Miami Beach Florida
Miami Beach: Art Deco, Stone Crab, and the Things Nobody Tells You
Miami Beach is a barrier island, not part of Miami proper, connected to the mainland by a series of causeways across Biscayne Bay. It covers about 19 square miles and has a year-round population of around 90,000. The distinction matters: prices on the beach side of the MacArthur Causeway are consistently higher than equivalent quality on the mainland, and several things that people think are in Miami are actually somewhere else entirely.
South Beach: What It Is
South Beach is the southern tip of the island: Ocean Drive, Collins Avenue, the Art Deco Historic District, and the beach itself. Ocean Drive faces the ocean on one side and a wall of Art Deco and Mediterranean Revival buildings on the other, most of them built between 1930 and 1942 and restored (in varying degrees of authenticity) from the 1980s onward.
The buildings are genuinely worth looking at. Pastel-painted facades with eyebrow shades, racing stripes, neon signage, porthole windows: the style was developed in Miami Beach because the climate allowed outdoor social life year-round and the buildings were designed to shade and ventilate accordingly. The Art Deco Welcome Center at 1001 Ocean Drive runs free walking tours on Saturday mornings.
The restaurants on Ocean Drive are almost uniformly mediocre and expensive, aimed at tourists who sit at sidewalk tables facing the beach. The food is optional; the seating is the product. If you want to eat well in this area, walk half a block to Collins Avenue or Washington Avenue and prices drop while quality improves.
The Beach
South Beach’s beach is about 5 kilometres of white sand from the lifeguard stands at 5th Street to about 22nd Street. The beach is wide, maintained, and has proper facilities. The water temperature ranges from about 22°C in February to 30°C in August. Jellyfish are a seasonal issue (particularly Portuguese man o’war in spring and autumn); when flags are flying, take them seriously.

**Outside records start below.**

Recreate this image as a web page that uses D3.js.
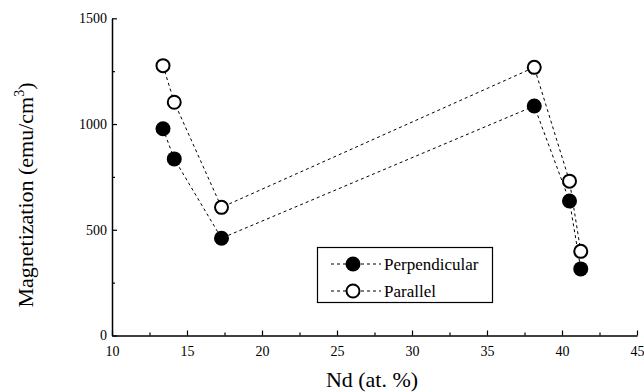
<!DOCTYPE html>
<html>
<head>
<meta charset="utf-8">
<script src="https://cdn.jsdelivr.net/npm/d3@7"></script>
<style>
  body { margin: 0; background: #fff; }
  svg text { font-family: "Liberation Serif", "DejaVu Serif", serif; }
</style>
</head>
<body>
<div id="chart"></div>
<script>
// values
const ndPerp = [13.4, 14.15, 17.3, 38.15, 40.5, 41.25];
const magPerp = [978, 835, 460, 1085, 636, 315];
const ndPar = [13.4, 14.15, 17.3, 38.15, 40.5, 41.25];
const magPar = [1276, 1103, 606, 1268, 730, 398];
const xMajor = [10, 15, 20, 25, 30, 35, 40, 45];
const xMinor = [12.5, 17.5, 22.5, 27.5, 32.5, 37.5, 42.5];
const yMajor = [0, 500, 1000, 1500];
const yMinor = [250, 750, 1250];

const W = 644, H = 392;
const serif = "'Liberation Serif', 'DejaVu Serif', serif";

const svg = d3.select("#chart")
    .append("svg")
    .attr("width", W)
    .attr("height", H)
    .attr("font-family", serif);

const x = d3.scaleLinear().domain([10, 45]).range([112, 637]);
const y = d3.scaleLinear().domain([0, 1500]).range([335.5, 18.3]);

// minor ticks first (no labels)
svg.append("g")
    .attr("transform", `translate(0,${y(0)})`)
    .call(d3.axisBottom(x).tickValues(xMinor).tickSize(-3).tickSizeOuter(0).tickFormat(""))
    .call(g => g.select(".domain").remove());
svg.append("g")
    .attr("transform", `translate(${x(10)},0)`)
    .call(d3.axisLeft(y).tickValues(yMinor).tickSize(-3).tickSizeOuter(0).tickFormat(""))
    .call(g => g.select(".domain").remove());

// major axes
const xAxis = svg.append("g")
    .attr("transform", `translate(0,${y(0)})`)
    .call(d3.axisBottom(x).tickValues(xMajor).tickSize(-5).tickSizeOuter(0)
        .tickPadding(11).tickFormat(d3.format("d")));
const yAxis = svg.append("g")
    .attr("transform", `translate(${x(10)},0)`)
    .call(d3.axisLeft(y).tickValues(yMajor).tickSize(-5).tickSizeOuter(0)
        .tickPadding(5).tickFormat(d3.format("d")));

svg.selectAll("g").attr("font-family", serif);
svg.selectAll(".tick line").attr("stroke", "#000").attr("stroke-width", 1.2);
svg.selectAll(".domain").attr("stroke", "#000").attr("stroke-width", 1.5);
[xAxis, yAxis].forEach(g => g
    .attr("font-size", 14)
    .selectAll("text")
    .attr("fill", "#000"));

// axis titles
svg.append("text")
    .attr("x", 372)
    .attr("y", 387)
    .attr("text-anchor", "middle")
    .attr("font-size", 22)
    .text("Nd (at. %)");

const yt = svg.append("text")
    .attr("transform", "translate(33,195) rotate(-90)")
    .attr("text-anchor", "middle")
    .attr("font-size", 22);
yt.append("tspan").text("Magnetization (emu/cm");
yt.append("tspan").attr("dy", -9).attr("font-size", 14).text("3");
yt.append("tspan").attr("dy", 9).text(")");

// series
const perp = ndPerp.map((d, i) => ({ nd: d, m: magPerp[i] }));
const par = ndPar.map((d, i) => ({ nd: d, m: magPar[i] }));

const line = d3.line()
    .x(d => x(d.nd))
    .y(d => y(d.m));

[perp, par].forEach(s => {
    svg.append("path")
        .datum(s)
        .attr("fill", "none")
        .attr("stroke", "#000")
        .attr("stroke-width", 1)
        .attr("stroke-dasharray", "3,3")
        .attr("d", line);
});

svg.selectAll(".perp")
    .data(perp)
    .enter()
    .append("circle")
    .attr("class", "perp")
    .attr("cx", d => x(d.nd))
    .attr("cy", d => y(d.m))
    .attr("r", 7.5)
    .attr("fill", "#000");

svg.selectAll(".par")
    .data(par)
    .enter()
    .append("circle")
    .attr("class", "par")
    .attr("cx", d => x(d.nd))
    .attr("cy", d => y(d.m))
    .attr("r", 6.5)
    .attr("fill", "#fff")
    .attr("stroke", "#000")
    .attr("stroke-width", 2);

// legend
const legend = svg.append("g").attr("font-family", serif);
legend.append("rect")
    .attr("x", 317.5)
    .attr("y", 247.5)
    .attr("width", 175)
    .attr("height", 55)
    .attr("fill", "#fff")
    .attr("stroke", "#000")
    .attr("stroke-width", 1.2);

const items = [
    { label: "Perpendicular", filled: true, yy: 264 },
    { label: "Parallel", filled: false, yy: 291 }
];
items.forEach(it => {
    legend.append("line")
        .attr("x1", 331).attr("x2", 381)
        .attr("y1", it.yy).attr("y2", it.yy)
        .attr("stroke", "#000")
        .attr("stroke-dasharray", "3,3");
    legend.append("circle")
        .attr("cx", 353)
        .attr("cy", it.yy)
        .attr("r", it.filled ? 7.5 : 6.5)
        .attr("fill", it.filled ? "#000" : "#fff")
        .attr("stroke", "#000")
        .attr("stroke-width", it.filled ? 0 : 2);
    legend.append("text")
        .attr("x", 384)
        .attr("y", it.yy + 6)
        .attr("font-size", 17)
        .text(it.label);
});
</script>
</body>
</html>
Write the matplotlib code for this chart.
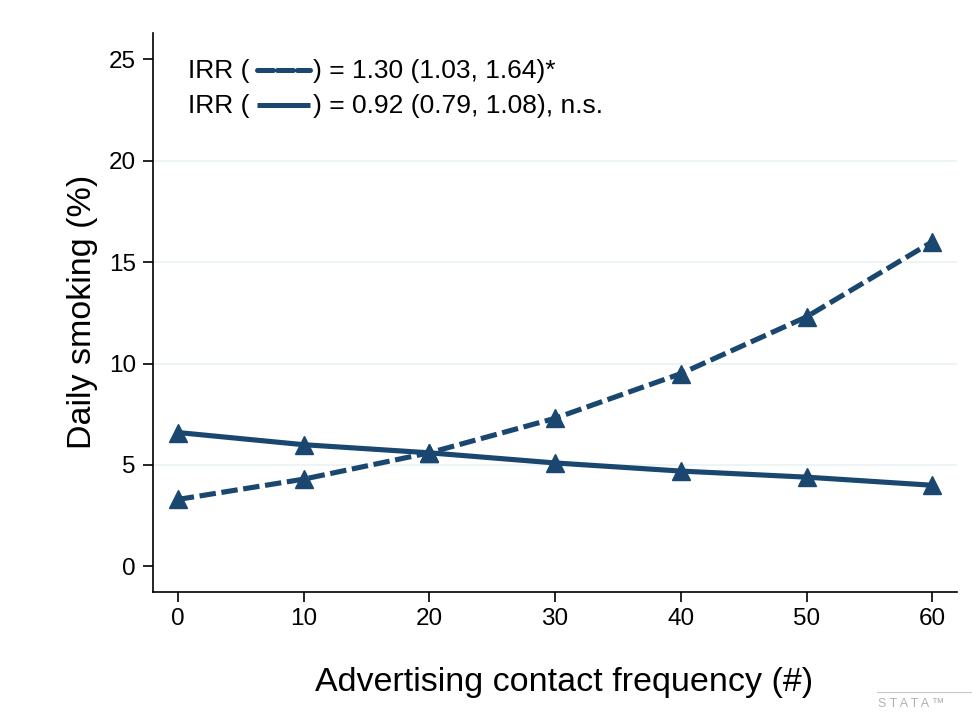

The beach is public. Renting a lounge chair from a hotel that you’re not staying in is a service they offer, not an obligation. Bringing your own towel and setting up on the public beach is entirely normal.
Wynwood
Wynwood, a neighbourhood in the mainland Miami side of the water (a 15-minute drive from South Beach), became the world’s largest open-air street art installation after developer Tony Goldman began commissioning large-scale murals on warehouse walls in 2009. The Wynwood Walls, an enclosed garden of murals, is the anchored visitor attraction; the surrounding blocks have evolved into a gallery, restaurant, and bar district. The murals rotate and the quality is generally high.
Wynwood is genuinely one of the more interesting things to do in the Miami area and gets far less attention than it deserves from South Beach visitors.
Joe’s Stone Crab
Joe’s Stone Crab at 11 Washington Avenue in South Beach has been open since 1913 and is the institution most local to the place. Stone crab claws (the claw is removed and the crab returned to the water, where it grows a new one) are served cold with a mustard sauce; the quality is specifically dependent on the season (October 15 to May 15, when stone crab harvest is legal). Outside season, the menu continues but without the defining item. Queue or book ahead; this is not a slow-turnover restaurant but the wait can still be 45 minutes at peak hours.
The Versailles Restaurant on Calle Ocho in Little Havana (mainland Miami, about 30 minutes from South Beach) is the Cuban institution worth knowing: Cuban sandwiches, café con leche served in a specific proportion, and the window counter that the neighbourhood’s older Cuban community uses as a social gathering point.
Architecture: What to Actually Look At
The Fontainebleau Hotel at 4441 Collins Avenue (Mid-Beach) was designed by Morris Lapidus in 1954 and is the most significant piece of post-war Miami Beach architecture. The lobby staircase (called the “staircase to nowhere” because it doesn’t connect to anything necessary) and the curved pool area represent Lapidus’s thesis that good architecture should make people feel glamorous. You can walk through the lobby without being a guest.
The Bass Museum of Art, near 22nd Street on Collins Avenue, has a permanent collection covering European art from the Renaissance through the 20th century and rotating contemporary exhibitions. Small by major museum standards but consistently well-curated; admission is reasonable.
When to Go
December through April is dry season: temperatures 20-27°C, low humidity, no hurricanes. This is when Miami Beach is at its most crowded and most expensive. May through August brings heat and humidity with afternoon thunderstorms almost daily; hotel rates drop significantly. Hurricane season runs June through November, with the peak in September. The risk of a direct hit is real but statistically low in any given year.
The South Beach Wine and Food Festival in February is the annual food event worth planning around if food and wine culture is your interest. Art Basel Miami Beach in December is the annual art fair that brings international dealers, collectors, and related programming to both sides of the bay.